Your dreams are obscene.
Then you can parade bandaged arms
like some kind of battle trophy
but those scars are going to be there
for the younger generations to always see,
they’ll be there to tell the tale
that perhaps you might want to forget in years
when you’ll start to wear long jumpers
in mid-summer heat,
tightly cuffed to never show forgotten shame.
But for the present, what isn’t more divine
then yearning for death in pretence
when those behind you can pick up the pieces
and bind them together, damage their lives
with slivers of your flesh falling from the sky.
And you’ll say that there’s nothing here to live for,
the world is polluted with rubbish and disease,
that living is for the greed-ridden and war-obsessed gluttons
and you’ve better things to do with your time.
Or that no-one loves you, no-one cares
and no-one knows who you are. Who are you?

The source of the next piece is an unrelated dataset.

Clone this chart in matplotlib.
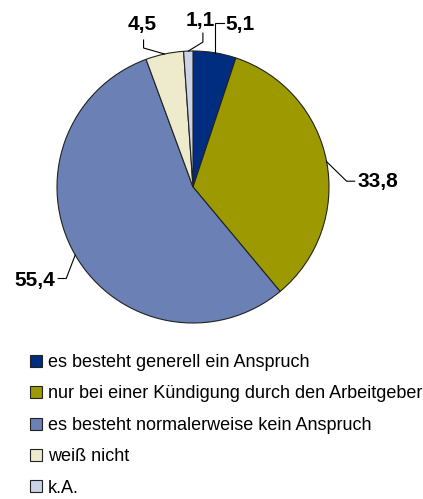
import numpy as np
import matplotlib.pyplot as plt

plt.rcParams['font.family'] = ['Liberation Sans', 'DejaVu Sans']

# data
categories = ['es besteht generell ein Anspruch',
              'nur bei einer Kündigung durch den Arbeitgeber',
              'es besteht normalerweise kein Anspruch',
              'weiß nicht',
              'k.A.']
values = [5.1, 33.8, 55.4, 4.5, 1.1]
value_labels = ['5,1', '33,8', '55,4', '4,5', '1,1']
colors = ['#002D80', '#9C9A00', '#6B80B4', '#EDEBCB', '#CBD3E6']

# leader layout (pixel offsets from wedge anchor: elbow, end, text)
R = 136.0
leaders = [
    ((0, -30), (9, -30), (11, -23), 'left'),
    ((20, 19.5), (28, 19.5), (31, 25.5), 'left'),
    ((-9, 23.5), (-17, 23.5), (-20, 30.5), 'right'),
    ((-21, -6), (-21, -14), (-22, -24), 'center'),
    ((14.6, -9), (14.6, -18), (12, -25), 'center'),
]

fig = plt.figure(figsize=(4.23, 4.99), dpi=100)
ax = fig.add_axes([0, 159 / 499, 1, 340 / 499])

wedges, _ = ax.pie(values, colors=colors, startangle=90, counterclock=False,
                   radius=1.0, center=(0, 0), frame=True,
                   wedgeprops=dict(edgecolor='#222222', linewidth=0.8))
ax.set_xlim(-193 / R, 230 / R)
ax.set_ylim(-153 / R, 187 / R)
ax.set_aspect('auto')
ax.axis('off')

for w, lab, (elb, end, txt, ha) in zip(wedges, value_labels, leaders):
    ang = np.deg2rad((w.theta1 + w.theta2) / 2)
    x0, y0 = np.cos(ang), np.sin(ang)
    xs = [x0, x0 + elb[0] / R, x0 + end[0] / R]
    ys = [y0, y0 - elb[1] / R, y0 - end[1] / R]
    ax.plot(xs, ys, color='black', lw=0.8, solid_joinstyle='miter')
    ax.text(x0 + txt[0] / R, y0 - txt[1] / R, lab, ha=ha, va='baseline',
            fontsize=15, fontweight='bold')

fig.legend(wedges, categories, loc='upper left',
           bbox_to_anchor=(30 / 423, (499 - 354) / 499),
           frameon=False, fontsize=13, handlelength=0.65, handleheight=0.65,
           handletextpad=0.35, labelspacing=0.8, borderpad=0, borderaxespad=0)

fig.savefig('out.png', dpi=100)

But who does care about you
if you really don’t have anything better to do with your time
than commiserate with yourself about your lack of reception
from a world that you refuse to offer yourself to,
why should anyone give a damn about you
if you’ve turned your back on everyone long ago
and repudiate a seconds thought
on perhaps what you could offer this world in decline,
slow down the destruction where
you are the catalyst and destroyer.
But, well, why not,
there’s a gun in the back room,
a bullet in the front,
you’ve had enough education
from blindly watching the television screen
enjoying mass murder and violence,
do yourself in properly.
Or there’s an isolated noose
in an abandoned house,
I could write your name on it if you like
so people won’t forget it’s yours for use
and later when your decaying body
starts to smell and the neighbours
complain to the police department
they’ll know your identity
so you won’t be forgotten
and so in your death
you can become that romanticised figure
who was so lonely
they killed themselves on a labelled noose
and no-one could forget the regret
they’ll feel about losing a stranger
they’d never have known anyway,
because you’re so obsessed with your own self.